Honor sacrifice, service this Memorial Day Honor sacrifice, service this Memorial Day

The grass is green.

Fields and forest floors are dotted with bright spots of color from millions of blooming wild flowers. The trees are covered with bright-green new leaves. The scent of lilacs drifts by on the breeze.

After the long, dark cold days of winter and the equally cold and wet days of early spring, Wisconsinites are eager to emerge into the hazy sunlight and squeeze every minute possible from the all too brief summer season.

Ignoring the calendar or what meteorologists say, Memorial Day weekend has traditionally marked the beginning of the summer season. It is the weekend of the first big barbecue of the season, of gatherings with family and friends and of sharing stories around a campfire late into the night.

These are all great things to do and after the past several months it is time to shake off the last cobwebs and embrace the summer season. Be safe. Have fun.

But, before you slip entirely into summer mode, make time this weekend to show respect and to express your gratitude to those whose sacrifices ensured your ability to be free.

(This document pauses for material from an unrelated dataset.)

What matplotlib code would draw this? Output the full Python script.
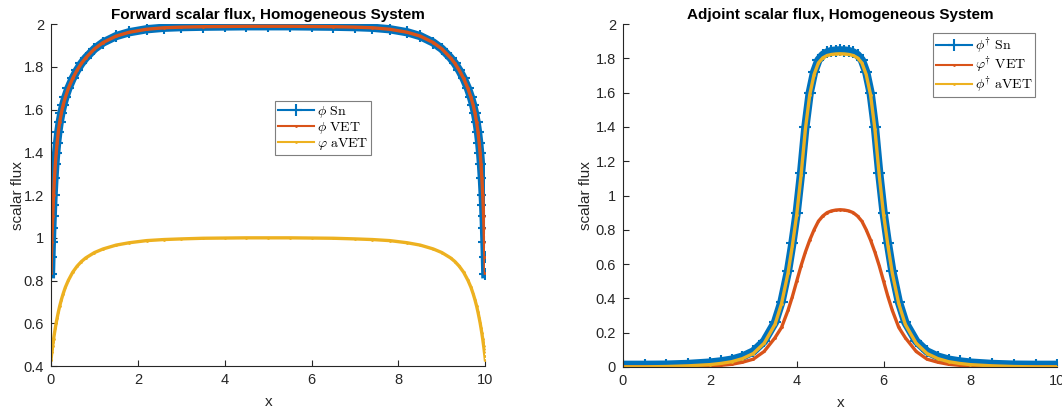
import matplotlib.pyplot as plt

plt.rcParams["font.family"] = ["Liberation Sans", "DejaVu Sans"]
plt.rcParams["mathtext.fontset"] = "cm"

# colours (MATLAB default order)
BLUE = "#0072BD"
RED = "#D95319"
YELLOW = "#EDB120"
AX_COL = "#262626"

# ---- forward problem -------------------------------------------------------
x_fwd = [0, 0.01, 0.02, 0.03, 0.04, 0.05, 0.06, 0.08, 0.1, 0.12, 0.14, 0.17,
         0.2, 0.24, 0.28, 0.33, 0.4, 0.5, 0.6, 0.7, 0.8, 1.0, 1.2, 1.5, 1.8,
         2.2, 2.6, 3.0, 3.5, 4.0, 4.5, 5.0, 5.5, 6.0, 6.5, 7.0, 7.4, 7.8, 8.2,
         8.5, 8.8, 9.0, 9.2, 9.3, 9.4, 9.5, 9.6, 9.67, 9.72, 9.76, 9.8, 9.83,
         9.86, 9.88, 9.9, 9.92, 9.94, 9.95, 9.96, 9.97, 9.98, 9.99, 10]
phi_sn = [0.83, 0.91, 0.981, 1.045, 1.102, 1.154, 1.200, 1.279, 1.344, 1.398,
          1.442, 1.497, 1.540, 1.585, 1.621, 1.657, 1.699, 1.746, 1.784, 1.816,
          1.842, 1.884, 1.914, 1.944, 1.962, 1.976, 1.983, 1.986, 1.988, 1.989,
          1.990, 1.990, 1.990, 1.989, 1.988, 1.986, 1.983, 1.976, 1.962, 1.944,
          1.914, 1.884, 1.842, 1.816, 1.784, 1.746, 1.699, 1.657, 1.621, 1.585,
          1.540, 1.497, 1.442, 1.398, 1.344, 1.279, 1.200, 1.154, 1.102, 1.045,
          0.981, 0.91, 0.83]
phi_vet = [0.835, 0.912, 0.982, 1.046, 1.103, 1.155, 1.200, 1.279, 1.344,
           1.398, 1.442, 1.497, 1.540, 1.585, 1.621, 1.657, 1.699, 1.746,
           1.784, 1.816, 1.842, 1.884, 1.914, 1.944, 1.962, 1.976, 1.983,
           1.986, 1.988, 1.989, 1.990, 1.990, 1.990, 1.989, 1.988, 1.986,
           1.983, 1.976, 1.962, 1.944, 1.914, 1.884, 1.842, 1.816, 1.784,
           1.746, 1.699, 1.657, 1.621, 1.585, 1.540, 1.497, 1.442, 1.398,
           1.344, 1.279, 1.200, 1.155, 1.103, 1.046, 0.982, 0.912, 0.835]
phi_avet = [0.43, 0.448, 0.464, 0.481, 0.496, 0.511, 0.526, 0.553, 0.578,
            0.602, 0.623, 0.653, 0.680, 0.711, 0.738, 0.768, 0.801, 0.839,
            0.867, 0.889, 0.906, 0.931, 0.948, 0.966, 0.977, 0.987, 0.992,
            0.995, 0.998, 0.999, 1.0, 1.0, 1.0, 0.999, 0.998, 0.995, 0.992,
            0.987, 0.977, 0.966, 0.948, 0.931, 0.906, 0.889, 0.867, 0.839,
            0.801, 0.768, 0.738, 0.711, 0.680, 0.653, 0.623, 0.602, 0.578,
            0.553, 0.526, 0.511, 0.496, 0.481, 0.464, 0.448, 0.43]

# ---- adjoint problem -------------------------------------------------------
x_adj = [0, 0.5, 1, 1.5, 2, 2.25, 2.5, 2.75, 3, 3.25, 3.5, 3.65, 3.8, 3.9,
         4.0, 4.1, 4.2, 4.3, 4.4, 4.5, 4.6, 4.7, 4.8, 4.9, 5.0, 5.1, 5.2, 5.3,
         5.4, 5.5, 5.6, 5.7, 5.8, 5.9, 6.0, 6.1, 6.2, 6.35, 6.5, 6.75, 7,
         7.25, 7.5, 7.75, 8, 8.5, 9, 9.5, 10]
adj_sn = [0.012, 0.012, 0.013, 0.017, 0.025, 0.032, 0.042, 0.06, 0.09, 0.15,
          0.26, 0.38, 0.56, 0.72, 0.90, 1.13, 1.40, 1.60, 1.72, 1.79, 1.82,
          1.835, 1.843, 1.846, 1.847, 1.846, 1.843, 1.835, 1.82, 1.79, 1.72,
          1.60, 1.40, 1.13, 0.90, 0.72, 0.56, 0.38, 0.26, 0.15, 0.09, 0.06,
          0.042, 0.032, 0.025, 0.017, 0.013, 0.012, 0.012]
adj_vet = [0.0, 0.0, 0.0005, 0.002, 0.005, 0.009, 0.015, 0.027, 0.045, 0.09,
           0.17, 0.23, 0.33, 0.41, 0.50, 0.59, 0.67, 0.74, 0.80, 0.85, 0.88,
           0.90, 0.91, 0.915, 0.917, 0.915, 0.91, 0.90, 0.88, 0.85, 0.80,
           0.74, 0.67, 0.59, 0.50, 0.41, 0.33, 0.23, 0.17, 0.09, 0.045, 0.027,
           0.015, 0.009, 0.005, 0.002, 0.0005, 0.0, 0.0]
adj_avet = [0.0, 0.0, 0.002, 0.006, 0.013, 0.02, 0.03, 0.048, 0.078, 0.138,
            0.248, 0.368, 0.548, 0.708, 0.888, 1.118, 1.388, 1.588, 1.706,
            1.774, 1.803, 1.817, 1.823, 1.826, 1.827, 1.826, 1.823, 1.817,
            1.803, 1.774, 1.706, 1.588, 1.388, 1.118, 0.888, 0.708, 0.548,
            0.368, 0.248, 0.138, 0.078, 0.048, 0.03, 0.02, 0.013, 0.006,
            0.002, 0.0, 0.0]

fig = plt.figure(figsize=(10.62, 4.09), dpi=100)
ax1 = fig.add_axes([0.048, 0.105, 0.409, 0.836])
ax2 = fig.add_axes([0.5866, 0.103, 0.409, 0.838])


def style(ax, title, ylim, yticks, ypad):
    ax.set_xlim(0, 10)
    ax.set_ylim(*ylim)
    ax.set_xticks([0, 2, 4, 6, 8, 10])
    ax.set_yticks(yticks)
    ax.set_yticklabels([f"{t:g}" for t in yticks])
    for side in ("top", "right"):
        ax.spines[side].set_visible(False)
    for side in ("left", "bottom"):
        ax.spines[side].set_color(AX_COL)
        ax.spines[side].set_linewidth(0.8)
    ax.tick_params(direction="in", length=4, width=0.8, colors=AX_COL,
                   labelsize=10.5, pad=5)
    ax.set_xlabel("x", fontsize=11, color=AX_COL, labelpad=6)
    ax.set_ylabel("scalar flux", fontsize=11, color=AX_COL, labelpad=ypad)
    ax.set_title(title, fontsize=11, fontweight="bold", color="black", pad=4)


# forward
ax1.plot(x_fwd, phi_sn, color=BLUE, lw=6, marker="+", ms=9, mew=1.5,
         label=r"$\phi\ \mathrm{Sn}$")
ax1.plot(x_fwd, phi_vet, color=RED, lw=2.4, marker=".", ms=2,
         label=r"$\phi\ \mathrm{VET}$")
ax1.plot(x_fwd, phi_avet, color=YELLOW, lw=2.4, marker=".", ms=2,
         label=r"$\varphi\ \mathrm{aVET}$")
style(ax1, "Forward scalar flux, Homogeneous System", (0.4, 2),
      [0.4, 0.6, 0.8, 1, 1.2, 1.4, 1.6, 1.8, 2], -1)

# adjoint
ax2.plot(x_adj, adj_sn, color=BLUE, lw=6, marker="+", ms=9, mew=1.5,
         label=r"$\phi^{\dagger}\ \mathrm{Sn}$")
ax2.plot(x_adj, adj_vet, color=RED, lw=2.4, marker=".", ms=2,
         label=r"$\varphi^{\dagger}\ \mathrm{VET}$")
ax2.plot(x_adj, adj_avet, color=YELLOW, lw=2.4, marker=".", ms=2,
         label=r"$\phi^{\dagger}\ \mathrm{aVET}$")
style(ax2, "Adjoint scalar flux, Homogeneous System", (0, 2),
      [0, 0.2, 0.4, 0.6, 0.8, 1, 1.2, 1.4, 1.6, 1.8, 2], 2)

for ax, anchor in ((ax1, (0.516, 0.775)), (ax2, (0.714, 0.974))):
    leg = ax.legend(loc="upper left", bbox_to_anchor=anchor, fontsize=10,
                    handlelength=2.6, handletextpad=0.2, borderpad=0.2,
                    labelspacing=0.0, borderaxespad=0, fancybox=False,
                    framealpha=1, edgecolor="#7f7f7f")
    leg.get_frame().set_linewidth(0.8)
    for h in leg.get_lines():
        h.set_linewidth(1.5)

fig.savefig("out.png", dpi=100)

Monday is Memorial Day. It is the day set aside each year to remember those who gave, in the words of president Abraham Lincoln, “The last full measure of devotion.” It is the day when we as a country take the time to gather at monuments and around worn gravestones reading the roll call of lives cut short in the defense of freedom.

Speeches and poems are read. Prayers are given. Volleys of guns are fired in salute. A bugler’s sad tones end the ceremony. Grizzled veterans load into their cars and drive to the next cemetery on the list where the service is repeated and repeated until all the honored dead are remembered.

In larger communities, the ceremonies take place at monuments which serve as focal points of service and sacrifice. The ceremony is much the same, perhaps with the addition of a politician or two using the opportunity to visit with constituents.

Whether you go to one of these public ceremonies, or instead choose to honor those who died in service to America in your own way, the important thing is to remember and to not allow that sacrifice to be forgotten or taken for granted. Equally as important is to keep the memory of their sacrifices in your heart and minds throughout the year. Do not squander the precious gift of freedom or give it over to demagogues or those whose goal is to amass power or pad their own pockets at the expense of American ideals and freedoms.